_TASK GOAL:_
Reproduce every line of the listing as written, apart from the pictures.

_AVAILABLE DATA:_
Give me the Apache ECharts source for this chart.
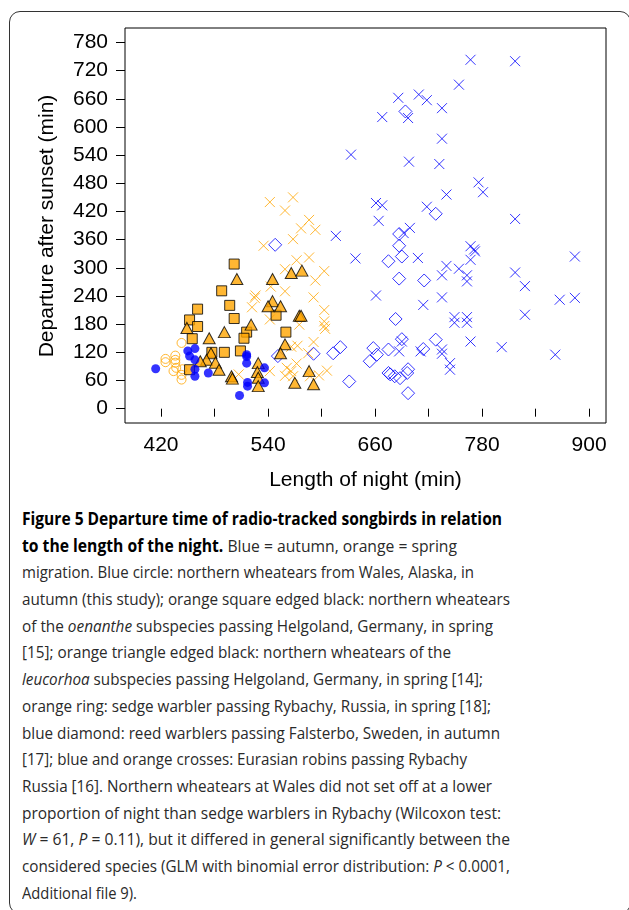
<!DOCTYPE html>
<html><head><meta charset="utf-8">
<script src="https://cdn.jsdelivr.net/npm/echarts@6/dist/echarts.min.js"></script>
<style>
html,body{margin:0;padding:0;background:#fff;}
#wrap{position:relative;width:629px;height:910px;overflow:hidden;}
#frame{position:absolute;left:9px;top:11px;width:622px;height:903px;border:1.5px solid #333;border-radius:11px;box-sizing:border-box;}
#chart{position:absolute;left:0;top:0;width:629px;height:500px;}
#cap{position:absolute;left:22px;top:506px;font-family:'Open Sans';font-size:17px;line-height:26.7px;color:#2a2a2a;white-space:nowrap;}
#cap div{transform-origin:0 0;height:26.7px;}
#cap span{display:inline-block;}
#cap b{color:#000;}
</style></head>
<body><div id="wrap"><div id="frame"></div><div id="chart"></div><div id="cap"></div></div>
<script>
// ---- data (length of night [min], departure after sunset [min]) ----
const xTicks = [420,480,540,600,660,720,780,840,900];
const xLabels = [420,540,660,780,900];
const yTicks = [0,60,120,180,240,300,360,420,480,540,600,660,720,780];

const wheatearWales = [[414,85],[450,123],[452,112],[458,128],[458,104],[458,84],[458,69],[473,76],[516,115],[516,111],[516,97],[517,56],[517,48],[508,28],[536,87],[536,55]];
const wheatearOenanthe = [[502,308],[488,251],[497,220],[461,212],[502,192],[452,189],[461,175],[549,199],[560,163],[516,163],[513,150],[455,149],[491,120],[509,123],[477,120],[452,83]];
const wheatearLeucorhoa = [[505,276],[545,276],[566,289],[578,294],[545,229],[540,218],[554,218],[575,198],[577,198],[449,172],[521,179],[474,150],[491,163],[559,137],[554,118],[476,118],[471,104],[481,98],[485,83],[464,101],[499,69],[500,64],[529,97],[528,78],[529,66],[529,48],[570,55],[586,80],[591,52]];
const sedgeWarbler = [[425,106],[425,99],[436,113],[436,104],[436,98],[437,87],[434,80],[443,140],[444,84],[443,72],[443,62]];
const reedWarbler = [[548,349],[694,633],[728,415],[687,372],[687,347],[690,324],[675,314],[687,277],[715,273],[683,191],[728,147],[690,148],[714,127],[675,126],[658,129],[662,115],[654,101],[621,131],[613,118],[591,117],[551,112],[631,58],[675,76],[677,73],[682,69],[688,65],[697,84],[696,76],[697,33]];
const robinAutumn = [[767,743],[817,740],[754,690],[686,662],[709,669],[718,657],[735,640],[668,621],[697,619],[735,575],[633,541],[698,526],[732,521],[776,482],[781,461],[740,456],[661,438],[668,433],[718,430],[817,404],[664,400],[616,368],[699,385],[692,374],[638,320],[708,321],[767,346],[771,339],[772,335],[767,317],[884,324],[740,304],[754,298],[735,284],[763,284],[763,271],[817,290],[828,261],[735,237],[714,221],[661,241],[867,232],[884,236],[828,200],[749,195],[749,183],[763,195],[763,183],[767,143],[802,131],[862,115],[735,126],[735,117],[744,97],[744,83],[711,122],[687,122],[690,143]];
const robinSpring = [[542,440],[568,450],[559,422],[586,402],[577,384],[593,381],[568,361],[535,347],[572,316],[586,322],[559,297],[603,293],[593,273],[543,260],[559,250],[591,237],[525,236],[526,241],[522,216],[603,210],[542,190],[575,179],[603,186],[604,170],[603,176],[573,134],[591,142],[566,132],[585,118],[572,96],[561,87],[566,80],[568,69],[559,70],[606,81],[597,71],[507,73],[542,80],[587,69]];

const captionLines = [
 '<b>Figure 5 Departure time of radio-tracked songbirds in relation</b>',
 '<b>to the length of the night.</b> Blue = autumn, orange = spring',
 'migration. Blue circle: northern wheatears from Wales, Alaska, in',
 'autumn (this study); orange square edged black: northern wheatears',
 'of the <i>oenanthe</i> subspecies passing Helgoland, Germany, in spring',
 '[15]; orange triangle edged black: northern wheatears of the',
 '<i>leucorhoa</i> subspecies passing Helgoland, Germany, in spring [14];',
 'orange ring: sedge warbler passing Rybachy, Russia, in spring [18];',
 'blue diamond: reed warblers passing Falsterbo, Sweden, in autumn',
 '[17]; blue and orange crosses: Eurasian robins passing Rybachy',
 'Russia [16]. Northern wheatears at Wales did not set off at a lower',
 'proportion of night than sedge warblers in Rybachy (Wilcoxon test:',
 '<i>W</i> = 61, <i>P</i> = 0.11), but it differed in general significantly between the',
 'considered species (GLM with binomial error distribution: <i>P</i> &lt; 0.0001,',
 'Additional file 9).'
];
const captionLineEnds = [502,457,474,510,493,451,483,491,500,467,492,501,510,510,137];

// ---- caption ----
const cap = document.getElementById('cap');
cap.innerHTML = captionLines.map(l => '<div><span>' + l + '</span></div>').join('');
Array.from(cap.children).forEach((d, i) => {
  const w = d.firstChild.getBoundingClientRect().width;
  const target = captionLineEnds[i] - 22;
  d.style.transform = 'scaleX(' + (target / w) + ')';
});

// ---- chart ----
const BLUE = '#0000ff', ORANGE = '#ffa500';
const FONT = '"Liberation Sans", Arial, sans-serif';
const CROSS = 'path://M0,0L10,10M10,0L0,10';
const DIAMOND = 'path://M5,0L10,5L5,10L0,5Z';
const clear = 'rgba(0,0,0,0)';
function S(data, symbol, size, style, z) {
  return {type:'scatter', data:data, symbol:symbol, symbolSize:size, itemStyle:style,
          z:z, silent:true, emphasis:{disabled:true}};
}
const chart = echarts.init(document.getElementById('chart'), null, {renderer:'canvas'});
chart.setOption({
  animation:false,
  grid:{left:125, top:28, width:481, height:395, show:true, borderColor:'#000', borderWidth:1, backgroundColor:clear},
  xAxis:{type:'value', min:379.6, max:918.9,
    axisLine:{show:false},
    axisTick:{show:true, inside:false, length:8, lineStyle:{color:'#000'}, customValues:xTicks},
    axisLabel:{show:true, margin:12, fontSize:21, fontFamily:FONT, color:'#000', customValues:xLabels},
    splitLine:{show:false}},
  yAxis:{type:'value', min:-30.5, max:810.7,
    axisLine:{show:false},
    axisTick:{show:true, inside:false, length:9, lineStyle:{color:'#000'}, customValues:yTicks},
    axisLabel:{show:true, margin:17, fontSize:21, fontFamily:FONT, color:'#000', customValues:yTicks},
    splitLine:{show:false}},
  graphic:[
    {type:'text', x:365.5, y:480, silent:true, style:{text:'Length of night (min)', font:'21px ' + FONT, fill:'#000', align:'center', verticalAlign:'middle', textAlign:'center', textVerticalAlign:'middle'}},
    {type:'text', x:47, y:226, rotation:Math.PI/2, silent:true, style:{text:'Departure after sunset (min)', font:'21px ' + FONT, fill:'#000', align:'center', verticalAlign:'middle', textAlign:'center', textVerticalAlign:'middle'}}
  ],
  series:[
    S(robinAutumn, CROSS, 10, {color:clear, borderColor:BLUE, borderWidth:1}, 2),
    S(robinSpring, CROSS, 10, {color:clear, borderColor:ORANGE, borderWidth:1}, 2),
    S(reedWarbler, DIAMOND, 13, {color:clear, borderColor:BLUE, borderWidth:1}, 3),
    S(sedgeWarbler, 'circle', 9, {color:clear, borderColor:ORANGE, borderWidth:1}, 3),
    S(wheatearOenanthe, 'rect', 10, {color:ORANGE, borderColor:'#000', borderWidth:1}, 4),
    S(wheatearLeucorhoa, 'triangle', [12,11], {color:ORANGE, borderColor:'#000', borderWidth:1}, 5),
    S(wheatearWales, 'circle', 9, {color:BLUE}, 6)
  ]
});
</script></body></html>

_EXERCISE SOLUTION:_
Give me the Apache ECharts source for this chart.
<!DOCTYPE html>
<html><head><meta charset="utf-8">
<script src="https://cdn.jsdelivr.net/npm/echarts@6/dist/echarts.min.js"></script>
<style>
html,body{margin:0;padding:0;background:#fff;}
#wrap{position:relative;width:629px;height:910px;overflow:hidden;}
#frame{position:absolute;left:9px;top:11px;width:622px;height:903px;border:1.5px solid #333;border-radius:11px;box-sizing:border-box;}
#chart{position:absolute;left:0;top:0;width:629px;height:500px;}
#cap{position:absolute;left:22px;top:506px;font-family:'Open Sans';font-size:17px;line-height:26.7px;color:#2a2a2a;white-space:nowrap;}
#cap div{transform-origin:0 0;height:26.7px;}
#cap span{display:inline-block;}
#cap b{color:#000;}
</style></head>
<body><div id="wrap"><div id="frame"></div><div id="chart"></div><div id="cap"></div></div>
<script>
// ---- data (length of night [min], departure after sunset [min]) ----
const xTicks = [420,480,540,600,660,720,780,840,900];
const xLabels = [420,540,660,780,900];
const yTicks = [0,60,120,180,240,300,360,420,480,540,600,660,720,780];

const wheatearWales = [[414,85],[450,123],[452,112],[458,128],[458,104],[458,84],[458,69],[473,76],[516,115],[516,111],[516,97],[517,56],[517,48],[508,28],[536,87],[536,55]];
const wheatearOenanthe = [[502,308],[488,251],[497,220],[461,212],[502,192],[452,189],[461,175],[549,199],[560,163],[516,163],[513,150],[455,149],[491,120],[509,123],[477,120],[452,83]];
const wheatearLeucorhoa = [[505,276],[545,276],[566,289],[578,294],[545,229],[540,218],[554,218],[575,198],[577,198],[449,172],[521,179],[474,150],[491,163],[559,137],[554,118],[476,118],[471,104],[481,98],[485,83],[464,101],[499,69],[500,64],[529,97],[528,78],[529,66],[529,48],[570,55],[586,80],[591,52]];
const sedgeWarbler = [[425,106],[425,99],[436,113],[436,104],[436,98],[437,87],[434,80],[443,140],[444,84],[443,72],[443,62]];
const reedWarbler = [[548,349],[694,633],[728,415],[687,372],[687,347],[690,324],[675,314],[687,277],[715,273],[683,191],[728,147],[690,148],[714,127],[675,126],[658,129],[662,115],[654,101],[621,131],[613,118],[591,117],[551,112],[631,58],[675,76],[677,73],[682,69],[688,65],[697,84],[696,76],[697,33]];
const robinAutumn = [[767,743],[817,740],[754,690],[686,662],[709,669],[718,657],[735,640],[668,621],[697,619],[735,575],[633,541],[698,526],[732,521],[776,482],[781,461],[740,456],[661,438],[668,433],[718,430],[817,404],[664,400],[616,368],[699,385],[692,374],[638,320],[708,321],[767,346],[771,339],[772,335],[767,317],[884,324],[740,304],[754,298],[735,284],[763,284],[763,271],[817,290],[828,261],[735,237],[714,221],[661,241],[867,232],[884,236],[828,200],[749,195],[749,183],[763,195],[763,183],[767,143],[802,131],[862,115],[735,126],[735,117],[744,97],[744,83],[711,122],[687,122],[690,143]];
const robinSpring = [[542,440],[568,450],[559,422],[586,402],[577,384],[593,381],[568,361],[535,347],[572,316],[586,322],[559,297],[603,293],[593,273],[543,260],[559,250],[591,237],[525,236],[526,241],[522,216],[603,210],[542,190],[575,179],[603,186],[604,170],[603,176],[573,134],[591,142],[566,132],[585,118],[572,96],[561,87],[566,80],[568,69],[559,70],[606,81],[597,71],[507,73],[542,80],[587,69]];

const captionLines = [
 '<b>Figure 5 Departure time of radio-tracked songbirds in relation</b>',
 '<b>to the length of the night.</b> Blue = autumn, orange = spring',
 'migration. Blue circle: northern wheatears from Wales, Alaska, in',
 'autumn (this study); orange square edged black: northern wheatears',
 'of the <i>oenanthe</i> subspecies passing Helgoland, Germany, in spring',
 '[15]; orange triangle edged black: northern wheatears of the',
 '<i>leucorhoa</i> subspecies passing Helgoland, Germany, in spring [14];',
 'orange ring: sedge warbler passing Rybachy, Russia, in spring [18];',
 'blue diamond: reed warblers passing Falsterbo, Sweden, in autumn',
 '[17]; blue and orange crosses: Eurasian robins passing Rybachy',
 'Russia [16]. Northern wheatears at Wales did not set off at a lower',
 'proportion of night than sedge warblers in Rybachy (Wilcoxon test:',
 '<i>W</i> = 61, <i>P</i> = 0.11), but it differed in general significantly between the',
 'considered species (GLM with binomial error distribution: <i>P</i> &lt; 0.0001,',
 'Additional file 9).'
];
const captionLineEnds = [502,457,474,510,493,451,483,491,500,467,492,501,510,510,137];

// ---- caption ----
const cap = document.getElementById('cap');
cap.innerHTML = captionLines.map(l => '<div><span>' + l + '</span></div>').join('');
Array.from(cap.children).forEach((d, i) => {
  const w = d.firstChild.getBoundingClientRect().width;
  const target = captionLineEnds[i] - 22;
  d.style.transform = 'scaleX(' + (target / w) + ')';
});

// ---- chart ----
const BLUE = '#0000ff', ORANGE = '#ffa500';
const FONT = '"Liberation Sans", Arial, sans-serif';
const CROSS = 'path://M0,0L10,10M10,0L0,10';
const DIAMOND = 'path://M5,0L10,5L5,10L0,5Z';
const clear = 'rgba(0,0,0,0)';
function S(data, symbol, size, style, z) {
  return {type:'scatter', data:data, symbol:symbol, symbolSize:size, itemStyle:style,
          z:z, silent:true, emphasis:{disabled:true}};
}
const chart = echarts.init(document.getElementById('chart'), null, {renderer:'canvas'});
chart.setOption({
  animation:false,
  grid:{left:125, top:28, width:481, height:395, show:true, borderColor:'#000', borderWidth:1, backgroundColor:clear},
  xAxis:{type:'value', min:379.6, max:918.9,
    axisLine:{show:false},
    axisTick:{show:true, inside:false, length:8, lineStyle:{color:'#000'}, customValues:xTicks},
    axisLabel:{show:true, margin:12, fontSize:21, fontFamily:FONT, color:'#000', customValues:xLabels},
    splitLine:{show:false}},
  yAxis:{type:'value', min:-30.5, max:810.7,
    axisLine:{show:false},
    axisTick:{show:true, inside:false, length:9, lineStyle:{color:'#000'}, customValues:yTicks},
    axisLabel:{show:true, margin:17, fontSize:21, fontFamily:FONT, color:'#000', customValues:yTicks},
    splitLine:{show:false}},
  graphic:[
    {type:'text', x:365.5, y:480, silent:true, style:{text:'Length of night (min)', font:'21px ' + FONT, fill:'#000', align:'center', verticalAlign:'middle', textAlign:'center', textVerticalAlign:'middle'}},
    {type:'text', x:47, y:226, rotation:Math.PI/2, silent:true, style:{text:'Departure after sunset (min)', font:'21px ' + FONT, fill:'#000', align:'center', verticalAlign:'middle', textAlign:'center', textVerticalAlign:'middle'}}
  ],
  series:[
    S(robinAutumn, CROSS, 10, {color:clear, borderColor:BLUE, borderWidth:1}, 2),
    S(robinSpring, CROSS, 10, {color:clear, borderColor:ORANGE, borderWidth:1}, 2),
    S(reedWarbler, DIAMOND, 13, {color:clear, borderColor:BLUE, borderWidth:1}, 3),
    S(sedgeWarbler, 'circle', 9, {color:clear, borderColor:ORANGE, borderWidth:1}, 3),
    S(wheatearOenanthe, 'rect', 10, {color:ORANGE, borderColor:'#000', borderWidth:1}, 4),
    S(wheatearLeucorhoa, 'triangle', [12,11], {color:ORANGE, borderColor:'#000', borderWidth:1}, 5),
    S(wheatearWales, 'circle', 9, {color:BLUE}, 6)
  ]
});
</script></body></html>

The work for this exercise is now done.